Directive =>
Skip all pictures. Write out the data below from its first line through the line that contains "model_bin_dex = 0.0279".

>> Start

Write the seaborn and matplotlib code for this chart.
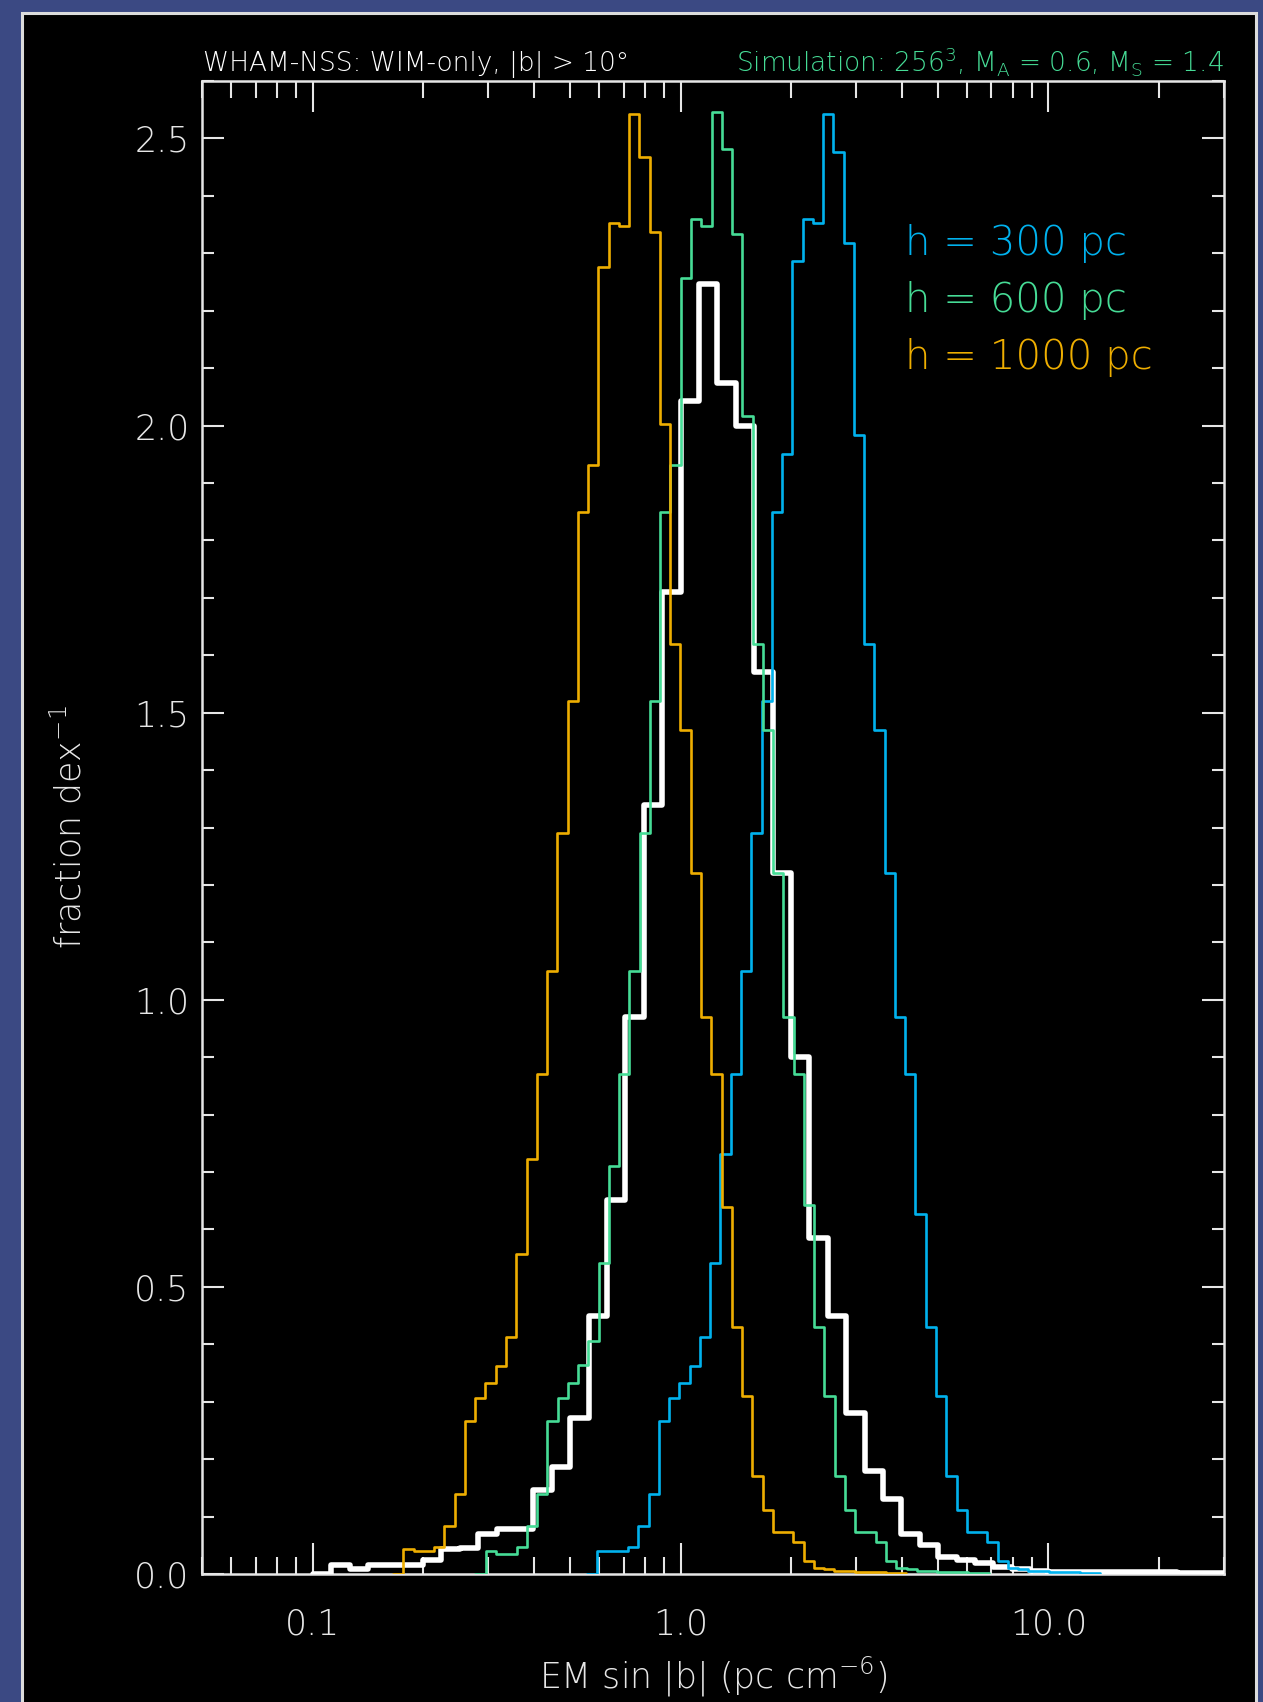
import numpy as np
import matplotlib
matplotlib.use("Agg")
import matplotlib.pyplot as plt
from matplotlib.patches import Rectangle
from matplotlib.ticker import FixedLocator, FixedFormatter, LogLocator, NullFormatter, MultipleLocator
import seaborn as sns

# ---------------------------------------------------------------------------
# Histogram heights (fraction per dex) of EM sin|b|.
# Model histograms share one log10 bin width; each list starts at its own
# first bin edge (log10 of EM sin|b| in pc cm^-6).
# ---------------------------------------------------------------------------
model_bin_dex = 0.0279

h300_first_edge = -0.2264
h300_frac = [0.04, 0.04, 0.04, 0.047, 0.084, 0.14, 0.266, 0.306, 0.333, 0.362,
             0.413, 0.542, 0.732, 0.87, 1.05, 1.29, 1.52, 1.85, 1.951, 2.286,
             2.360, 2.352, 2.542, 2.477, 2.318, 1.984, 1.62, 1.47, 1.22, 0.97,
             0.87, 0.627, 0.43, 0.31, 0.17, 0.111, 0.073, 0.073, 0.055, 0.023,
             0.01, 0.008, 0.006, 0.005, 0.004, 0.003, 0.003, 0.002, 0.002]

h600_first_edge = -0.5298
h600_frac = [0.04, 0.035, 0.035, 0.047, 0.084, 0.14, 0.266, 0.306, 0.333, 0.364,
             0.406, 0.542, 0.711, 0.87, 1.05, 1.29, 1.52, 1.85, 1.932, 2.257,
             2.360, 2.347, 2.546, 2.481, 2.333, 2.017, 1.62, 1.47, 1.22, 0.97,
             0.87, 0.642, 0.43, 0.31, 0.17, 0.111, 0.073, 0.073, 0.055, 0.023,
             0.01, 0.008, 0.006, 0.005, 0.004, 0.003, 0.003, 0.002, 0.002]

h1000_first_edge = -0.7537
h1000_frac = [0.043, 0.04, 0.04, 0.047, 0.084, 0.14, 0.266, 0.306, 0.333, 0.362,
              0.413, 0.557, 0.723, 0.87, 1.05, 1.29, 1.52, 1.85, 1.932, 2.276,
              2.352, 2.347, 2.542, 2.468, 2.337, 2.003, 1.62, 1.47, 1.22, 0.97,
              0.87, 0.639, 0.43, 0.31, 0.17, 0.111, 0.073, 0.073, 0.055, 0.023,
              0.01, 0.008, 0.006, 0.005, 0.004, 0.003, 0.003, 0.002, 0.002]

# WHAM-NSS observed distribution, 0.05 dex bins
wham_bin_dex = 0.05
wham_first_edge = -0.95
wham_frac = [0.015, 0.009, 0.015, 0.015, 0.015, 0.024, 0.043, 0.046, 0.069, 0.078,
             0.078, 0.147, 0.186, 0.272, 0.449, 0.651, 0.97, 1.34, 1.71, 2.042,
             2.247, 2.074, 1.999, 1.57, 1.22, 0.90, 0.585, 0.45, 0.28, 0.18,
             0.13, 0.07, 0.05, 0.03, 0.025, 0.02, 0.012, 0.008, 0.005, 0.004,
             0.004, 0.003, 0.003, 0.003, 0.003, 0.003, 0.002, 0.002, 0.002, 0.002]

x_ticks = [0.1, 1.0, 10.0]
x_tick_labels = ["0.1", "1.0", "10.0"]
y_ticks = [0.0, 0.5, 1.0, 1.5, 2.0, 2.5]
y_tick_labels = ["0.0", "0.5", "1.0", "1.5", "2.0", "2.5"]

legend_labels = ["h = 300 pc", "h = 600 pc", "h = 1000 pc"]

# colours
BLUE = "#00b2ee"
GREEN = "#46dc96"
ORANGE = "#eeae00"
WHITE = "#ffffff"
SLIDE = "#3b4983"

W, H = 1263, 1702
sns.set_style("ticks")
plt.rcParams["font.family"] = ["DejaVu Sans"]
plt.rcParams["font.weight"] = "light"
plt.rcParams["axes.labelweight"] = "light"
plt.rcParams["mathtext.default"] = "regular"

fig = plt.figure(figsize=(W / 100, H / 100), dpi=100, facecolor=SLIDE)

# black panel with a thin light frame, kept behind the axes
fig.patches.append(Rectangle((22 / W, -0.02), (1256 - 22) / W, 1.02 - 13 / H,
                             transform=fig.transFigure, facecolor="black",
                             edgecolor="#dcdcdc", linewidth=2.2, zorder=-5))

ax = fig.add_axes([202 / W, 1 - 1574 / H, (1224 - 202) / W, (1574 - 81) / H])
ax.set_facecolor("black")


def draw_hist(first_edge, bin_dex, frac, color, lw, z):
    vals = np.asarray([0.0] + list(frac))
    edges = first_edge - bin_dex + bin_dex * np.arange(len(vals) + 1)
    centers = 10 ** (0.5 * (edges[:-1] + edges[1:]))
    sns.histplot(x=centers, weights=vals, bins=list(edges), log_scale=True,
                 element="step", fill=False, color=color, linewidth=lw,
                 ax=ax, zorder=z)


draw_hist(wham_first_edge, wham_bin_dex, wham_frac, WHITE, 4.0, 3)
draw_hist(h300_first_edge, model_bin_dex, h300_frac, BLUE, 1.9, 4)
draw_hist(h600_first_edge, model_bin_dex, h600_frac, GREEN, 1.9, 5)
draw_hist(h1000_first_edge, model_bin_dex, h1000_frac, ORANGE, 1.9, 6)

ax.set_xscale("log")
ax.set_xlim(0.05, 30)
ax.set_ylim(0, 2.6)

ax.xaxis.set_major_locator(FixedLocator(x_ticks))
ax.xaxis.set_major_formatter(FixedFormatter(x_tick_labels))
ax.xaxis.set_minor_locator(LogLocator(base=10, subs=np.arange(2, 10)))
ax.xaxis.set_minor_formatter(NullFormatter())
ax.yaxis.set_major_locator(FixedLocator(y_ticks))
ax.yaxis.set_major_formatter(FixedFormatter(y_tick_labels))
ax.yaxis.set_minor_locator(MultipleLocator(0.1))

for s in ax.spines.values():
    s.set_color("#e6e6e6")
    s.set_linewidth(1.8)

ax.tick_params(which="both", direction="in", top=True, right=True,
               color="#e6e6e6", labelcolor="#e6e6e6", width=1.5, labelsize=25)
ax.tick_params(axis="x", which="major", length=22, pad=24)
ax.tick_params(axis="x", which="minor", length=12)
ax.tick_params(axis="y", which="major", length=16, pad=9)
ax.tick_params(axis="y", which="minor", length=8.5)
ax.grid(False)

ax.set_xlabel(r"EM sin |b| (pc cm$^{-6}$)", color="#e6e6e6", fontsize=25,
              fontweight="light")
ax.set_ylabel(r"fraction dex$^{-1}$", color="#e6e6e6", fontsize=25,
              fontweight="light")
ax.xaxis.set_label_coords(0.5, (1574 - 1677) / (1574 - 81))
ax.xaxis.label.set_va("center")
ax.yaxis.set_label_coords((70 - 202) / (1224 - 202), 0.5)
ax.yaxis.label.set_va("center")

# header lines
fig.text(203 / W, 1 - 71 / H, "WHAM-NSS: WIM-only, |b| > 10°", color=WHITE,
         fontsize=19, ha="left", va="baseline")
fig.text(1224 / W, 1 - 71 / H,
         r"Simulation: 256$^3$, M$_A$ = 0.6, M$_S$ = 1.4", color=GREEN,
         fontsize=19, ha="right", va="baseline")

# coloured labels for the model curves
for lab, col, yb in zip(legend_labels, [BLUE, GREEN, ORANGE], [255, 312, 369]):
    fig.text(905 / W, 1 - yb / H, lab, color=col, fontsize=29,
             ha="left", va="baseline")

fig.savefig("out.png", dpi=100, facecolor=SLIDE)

>> End

Output of the exercise =>
Write the seaborn and matplotlib code for this chart.
import numpy as np
import matplotlib
matplotlib.use("Agg")
import matplotlib.pyplot as plt
from matplotlib.patches import Rectangle
from matplotlib.ticker import FixedLocator, FixedFormatter, LogLocator, NullFormatter, MultipleLocator
import seaborn as sns

# ---------------------------------------------------------------------------
# Histogram heights (fraction per dex) of EM sin|b|.
# Model histograms share one log10 bin width; each list starts at its own
# first bin edge (log10 of EM sin|b| in pc cm^-6).
# ---------------------------------------------------------------------------
model_bin_dex = 0.0279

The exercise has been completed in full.